| Records for the task |
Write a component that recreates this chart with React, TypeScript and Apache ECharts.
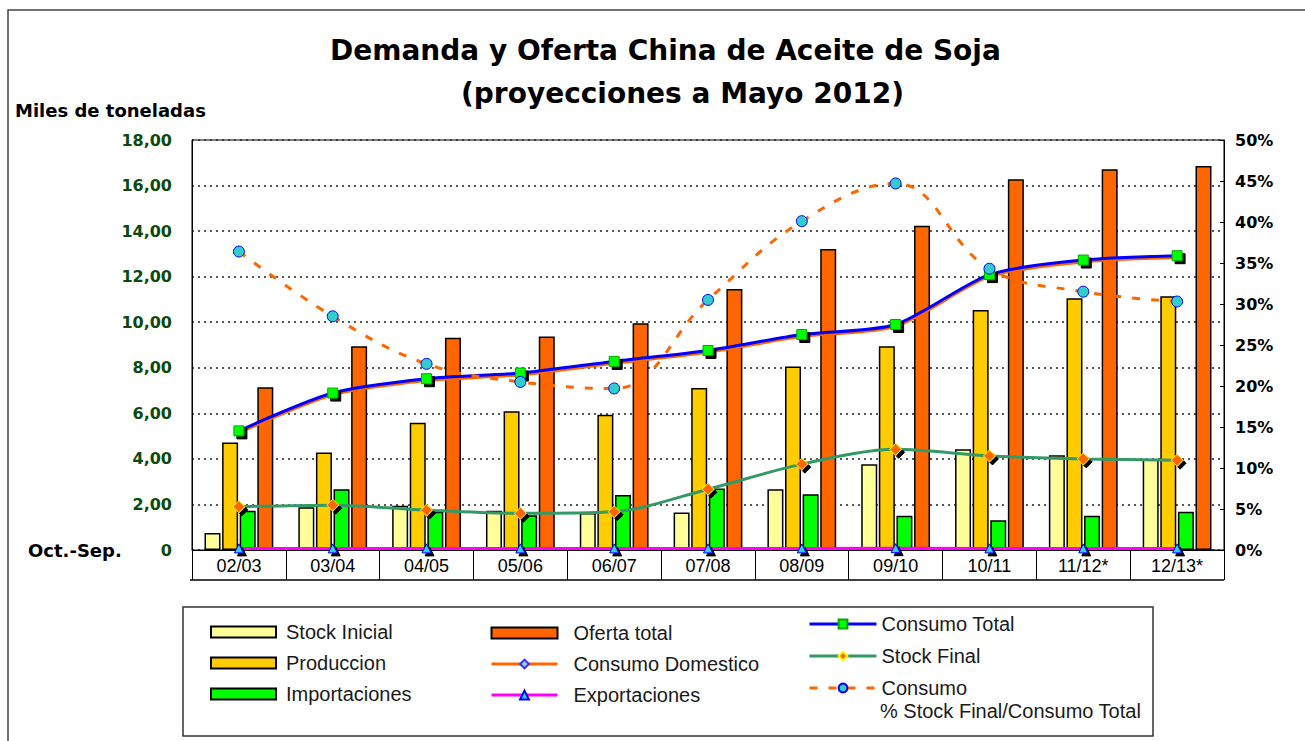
==
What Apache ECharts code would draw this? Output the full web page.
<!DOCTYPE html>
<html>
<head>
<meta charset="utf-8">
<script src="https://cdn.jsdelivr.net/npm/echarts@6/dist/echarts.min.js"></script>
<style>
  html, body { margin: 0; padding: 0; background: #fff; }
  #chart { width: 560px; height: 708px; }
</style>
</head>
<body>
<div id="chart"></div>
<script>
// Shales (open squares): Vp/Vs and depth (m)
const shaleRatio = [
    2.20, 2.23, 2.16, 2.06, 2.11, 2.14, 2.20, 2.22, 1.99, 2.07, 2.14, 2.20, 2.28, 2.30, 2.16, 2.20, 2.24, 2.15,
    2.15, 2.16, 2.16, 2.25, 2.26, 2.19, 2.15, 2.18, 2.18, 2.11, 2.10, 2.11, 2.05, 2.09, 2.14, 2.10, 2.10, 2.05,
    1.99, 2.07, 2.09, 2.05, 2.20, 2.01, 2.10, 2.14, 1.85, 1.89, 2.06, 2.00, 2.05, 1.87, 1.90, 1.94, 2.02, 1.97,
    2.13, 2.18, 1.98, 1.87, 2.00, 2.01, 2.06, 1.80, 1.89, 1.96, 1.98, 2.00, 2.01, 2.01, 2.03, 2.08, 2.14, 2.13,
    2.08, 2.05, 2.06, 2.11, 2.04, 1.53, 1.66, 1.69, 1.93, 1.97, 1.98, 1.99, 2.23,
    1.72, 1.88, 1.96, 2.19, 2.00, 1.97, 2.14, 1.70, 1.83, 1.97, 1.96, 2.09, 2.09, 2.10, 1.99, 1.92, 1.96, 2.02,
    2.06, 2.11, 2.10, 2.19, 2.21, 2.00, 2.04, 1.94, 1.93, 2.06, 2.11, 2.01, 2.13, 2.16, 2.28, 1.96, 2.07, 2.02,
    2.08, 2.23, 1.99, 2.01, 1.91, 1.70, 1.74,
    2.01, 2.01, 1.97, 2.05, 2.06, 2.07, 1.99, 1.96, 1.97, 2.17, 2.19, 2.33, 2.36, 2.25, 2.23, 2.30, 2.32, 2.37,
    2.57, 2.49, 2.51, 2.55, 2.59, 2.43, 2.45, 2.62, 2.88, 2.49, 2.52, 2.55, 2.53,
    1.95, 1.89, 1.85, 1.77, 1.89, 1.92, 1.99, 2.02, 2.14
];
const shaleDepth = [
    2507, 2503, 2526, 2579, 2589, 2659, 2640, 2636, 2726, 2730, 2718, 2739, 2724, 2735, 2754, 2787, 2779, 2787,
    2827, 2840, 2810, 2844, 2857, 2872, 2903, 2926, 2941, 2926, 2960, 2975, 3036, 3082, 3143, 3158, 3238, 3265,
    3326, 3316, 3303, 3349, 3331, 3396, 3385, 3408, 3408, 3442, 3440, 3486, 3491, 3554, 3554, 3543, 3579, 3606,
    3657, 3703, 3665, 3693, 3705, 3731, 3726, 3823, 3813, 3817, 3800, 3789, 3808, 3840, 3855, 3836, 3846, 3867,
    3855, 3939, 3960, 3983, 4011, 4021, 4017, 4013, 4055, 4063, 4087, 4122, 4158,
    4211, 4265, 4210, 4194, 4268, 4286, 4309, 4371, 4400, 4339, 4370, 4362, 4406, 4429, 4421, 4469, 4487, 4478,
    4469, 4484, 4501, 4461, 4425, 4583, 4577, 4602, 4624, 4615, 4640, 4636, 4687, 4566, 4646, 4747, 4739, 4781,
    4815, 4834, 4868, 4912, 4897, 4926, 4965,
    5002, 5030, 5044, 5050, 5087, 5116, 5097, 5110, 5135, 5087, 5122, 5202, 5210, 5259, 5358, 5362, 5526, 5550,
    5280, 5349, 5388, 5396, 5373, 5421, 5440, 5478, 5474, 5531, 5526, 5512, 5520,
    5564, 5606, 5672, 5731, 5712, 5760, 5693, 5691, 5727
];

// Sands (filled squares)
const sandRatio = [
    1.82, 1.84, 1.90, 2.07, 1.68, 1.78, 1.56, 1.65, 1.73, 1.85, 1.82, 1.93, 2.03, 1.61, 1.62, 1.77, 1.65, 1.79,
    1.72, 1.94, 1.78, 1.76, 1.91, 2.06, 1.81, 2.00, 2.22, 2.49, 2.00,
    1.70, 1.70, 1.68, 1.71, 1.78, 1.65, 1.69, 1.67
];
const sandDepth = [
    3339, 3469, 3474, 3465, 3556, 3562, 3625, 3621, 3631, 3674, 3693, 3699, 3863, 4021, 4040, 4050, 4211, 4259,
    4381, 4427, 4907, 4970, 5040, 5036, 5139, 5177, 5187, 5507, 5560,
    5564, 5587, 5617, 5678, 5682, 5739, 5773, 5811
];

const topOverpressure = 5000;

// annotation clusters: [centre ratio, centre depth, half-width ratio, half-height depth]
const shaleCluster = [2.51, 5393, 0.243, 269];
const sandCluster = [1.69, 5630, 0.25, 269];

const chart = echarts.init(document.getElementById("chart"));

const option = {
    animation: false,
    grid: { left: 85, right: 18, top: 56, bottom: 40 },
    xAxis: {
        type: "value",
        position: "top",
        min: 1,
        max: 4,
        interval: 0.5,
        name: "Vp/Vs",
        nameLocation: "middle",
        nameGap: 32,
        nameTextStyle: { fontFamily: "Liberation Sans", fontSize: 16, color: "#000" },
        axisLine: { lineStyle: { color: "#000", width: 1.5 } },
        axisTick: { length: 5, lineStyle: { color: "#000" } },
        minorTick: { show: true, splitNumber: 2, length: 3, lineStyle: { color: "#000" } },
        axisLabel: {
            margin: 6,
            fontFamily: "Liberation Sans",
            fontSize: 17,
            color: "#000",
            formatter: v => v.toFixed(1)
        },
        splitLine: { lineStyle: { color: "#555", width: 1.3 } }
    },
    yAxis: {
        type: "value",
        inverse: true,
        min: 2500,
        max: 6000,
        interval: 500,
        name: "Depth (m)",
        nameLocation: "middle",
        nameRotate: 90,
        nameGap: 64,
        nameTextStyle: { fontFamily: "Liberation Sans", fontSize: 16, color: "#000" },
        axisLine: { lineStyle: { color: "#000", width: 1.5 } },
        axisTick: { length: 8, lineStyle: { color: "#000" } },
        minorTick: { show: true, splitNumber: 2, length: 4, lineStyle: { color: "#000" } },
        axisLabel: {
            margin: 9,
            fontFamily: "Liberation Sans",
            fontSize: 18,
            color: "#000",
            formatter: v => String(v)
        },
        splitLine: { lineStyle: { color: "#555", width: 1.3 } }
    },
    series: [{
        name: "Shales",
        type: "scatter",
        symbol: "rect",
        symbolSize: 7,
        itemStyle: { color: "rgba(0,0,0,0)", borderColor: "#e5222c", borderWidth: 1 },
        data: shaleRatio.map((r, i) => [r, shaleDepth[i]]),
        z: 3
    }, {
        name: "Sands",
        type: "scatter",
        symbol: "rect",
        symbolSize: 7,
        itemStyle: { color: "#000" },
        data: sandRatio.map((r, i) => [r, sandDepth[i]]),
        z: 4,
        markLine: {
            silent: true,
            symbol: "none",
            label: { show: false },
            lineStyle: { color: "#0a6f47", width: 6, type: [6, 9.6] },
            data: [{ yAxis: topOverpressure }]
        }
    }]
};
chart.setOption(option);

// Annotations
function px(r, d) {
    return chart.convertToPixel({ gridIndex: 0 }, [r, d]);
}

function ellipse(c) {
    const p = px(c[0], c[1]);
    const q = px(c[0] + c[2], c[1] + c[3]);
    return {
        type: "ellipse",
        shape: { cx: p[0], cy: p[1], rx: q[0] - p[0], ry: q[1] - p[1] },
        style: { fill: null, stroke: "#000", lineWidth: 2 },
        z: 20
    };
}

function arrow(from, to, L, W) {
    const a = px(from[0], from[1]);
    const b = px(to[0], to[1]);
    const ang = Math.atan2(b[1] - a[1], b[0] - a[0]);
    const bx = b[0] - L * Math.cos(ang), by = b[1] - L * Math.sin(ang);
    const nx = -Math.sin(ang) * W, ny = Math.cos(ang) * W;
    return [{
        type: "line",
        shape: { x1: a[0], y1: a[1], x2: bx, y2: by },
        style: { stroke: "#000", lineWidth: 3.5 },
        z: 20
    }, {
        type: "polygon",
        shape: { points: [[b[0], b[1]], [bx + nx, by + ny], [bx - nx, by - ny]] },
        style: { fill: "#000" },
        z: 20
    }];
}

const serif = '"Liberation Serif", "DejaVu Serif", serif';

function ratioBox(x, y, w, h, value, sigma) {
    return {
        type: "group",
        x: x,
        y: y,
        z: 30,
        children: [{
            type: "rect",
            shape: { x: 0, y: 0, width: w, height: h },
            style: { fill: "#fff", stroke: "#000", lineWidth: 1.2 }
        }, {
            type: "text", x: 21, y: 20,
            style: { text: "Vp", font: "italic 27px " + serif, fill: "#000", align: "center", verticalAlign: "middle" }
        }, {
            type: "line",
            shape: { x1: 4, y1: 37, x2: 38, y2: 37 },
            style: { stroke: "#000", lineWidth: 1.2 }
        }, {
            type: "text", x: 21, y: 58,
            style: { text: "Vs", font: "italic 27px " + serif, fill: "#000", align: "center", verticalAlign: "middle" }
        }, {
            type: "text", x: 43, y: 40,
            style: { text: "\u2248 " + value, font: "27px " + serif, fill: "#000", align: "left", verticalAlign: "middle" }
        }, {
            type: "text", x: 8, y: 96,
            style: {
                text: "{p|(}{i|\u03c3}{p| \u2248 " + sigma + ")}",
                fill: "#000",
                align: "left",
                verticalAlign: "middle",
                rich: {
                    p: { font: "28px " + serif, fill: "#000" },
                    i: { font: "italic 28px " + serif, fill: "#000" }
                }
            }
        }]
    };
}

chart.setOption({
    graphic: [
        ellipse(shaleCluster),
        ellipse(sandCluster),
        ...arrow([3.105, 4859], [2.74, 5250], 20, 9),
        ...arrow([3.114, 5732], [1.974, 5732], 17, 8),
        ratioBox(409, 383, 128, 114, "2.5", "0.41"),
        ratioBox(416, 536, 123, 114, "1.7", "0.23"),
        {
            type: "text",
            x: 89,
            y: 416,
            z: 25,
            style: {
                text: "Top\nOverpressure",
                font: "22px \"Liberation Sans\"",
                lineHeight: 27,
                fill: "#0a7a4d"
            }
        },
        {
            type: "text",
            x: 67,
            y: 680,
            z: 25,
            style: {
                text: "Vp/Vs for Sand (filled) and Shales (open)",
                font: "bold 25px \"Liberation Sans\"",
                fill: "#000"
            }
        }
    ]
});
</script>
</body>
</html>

| Short problem |
Lines holding the word "Apache" in the entries above are the ones to pull out. Copy them all.

| Result below |
Write a component that recreates this chart with React, TypeScript and Apache ECharts.
What Apache ECharts code would draw this? Output the full web page.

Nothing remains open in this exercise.